Had HIPPA not been in effect, I would have been at the mercy of the doctor's office to correct the mistakes out of their own free will. For that matter, they could have denied me the right to see my own charts, thereby preventing me from even knowing the extent of the problem.

By invoking HIPPA in my letter requesting a correction, the office from which the mistake originated corrected it almost immediately (well within the 30 days mandated by law) and apologized profusely. And they sent corrected copies to everyone who has seen my records.

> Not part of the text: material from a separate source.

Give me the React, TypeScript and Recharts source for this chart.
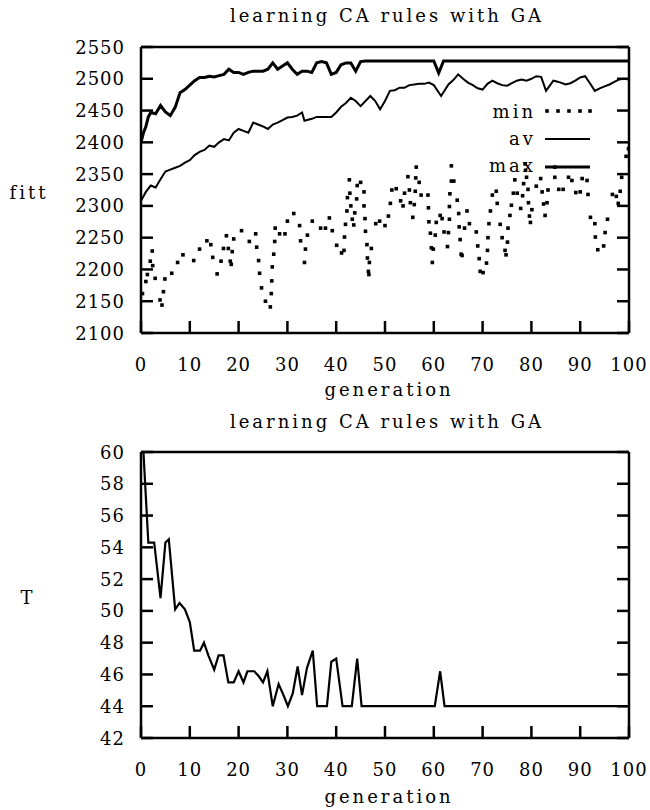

Conclusions: 1) Sometimes nanny-state laws are there for a reason and they work. 2) Modern medical record keeping allows mistakes, as well as the correct information, to be shared around the medical community in record time. 3) Check your records every few years. You might be surprised what you find.
Good advice.

I recently started with a new MD in the area, the same general practicioner my dad -- with whom I share a name -- sees. This has led to a couple of minor mixups as the practice gets used to dealing with a doubling of the Toms Bernard on their roster.

It's really been nothing much more serious than a crossed phone call and a few extra minutes in the waiting room because the assistant saw the name on the appointment sheet, and came out looking for my dad, but it's easy to imagine how something relatively mundane like that could lead to complications if we're not all careful.
I don't know of anyone who has decried legal protections of privacy as "Nanny-statism" or "big brother" -- but even if some did, what does this have to do with actual meddling "nanny-state" legislation in the health area, such as making it illegal to sell a health insurance policy that does not cover hair transplants or in vitro fertilization?

Also, do you really think your doctor would be so arbitrary or evil as to refuse to remove such material, despite your showing it to be false?
David - this is all anecdotal, but...

In 1993 I asked to see my personal records after a claim denial by my insurer. My physician at the time refused to let me see the file. He claimed that it was his property and showing it to me would somehow violate my own privacy. Seriously. The doc offered to "expalain" to me what was in the file, but he would not let me actually read it myself.

When I mentioned this to my attorney, he pointed out that MDs are paranoid about liability and therefore do not want patients combing records for mistakes. HIPAA remedied this by providing a mechanism for both Dr and patient to resolve simple issues with protections for both parties involved.

Secondly, when the HIPAA standards went into effect just a few years back, almost every physician's office I visited rolled their eyes and complained about "the gov't telling us how to do our job." I even had a pharmacist spout off because he had to collect signatures when dispensing drugs.

Milton Friedman (RIP) surely would have considered HIPAA a nanny state intrusion into the free market.
OK, you apparently have a point that HIPAA was needed on this matter, to grant us all the right to see our own medical records. But I repeat that the government requiring open records is not nanny-statism, unless you define it far more broadly than the people who use the term and decry such actions.

As it happens, Milton Friedman was around and still writing, but I can find no such position of his on HIPAA. His ideological soulmates at the Heartland Institute, however, did write thoroughly on HIPAA; their objection to its effects on records concerned privacy issues from the records going to the government, not a fear that patients would see their own records:

"The Act requires all health professionals to disclose to the government the details of every patient encounter, including diagnosis, test results, therapy, charges, and 32 pieces of demographic data on every patient.<32> These provisions could mean the end of patient privacy and confidentiality of the physician-patient relationship."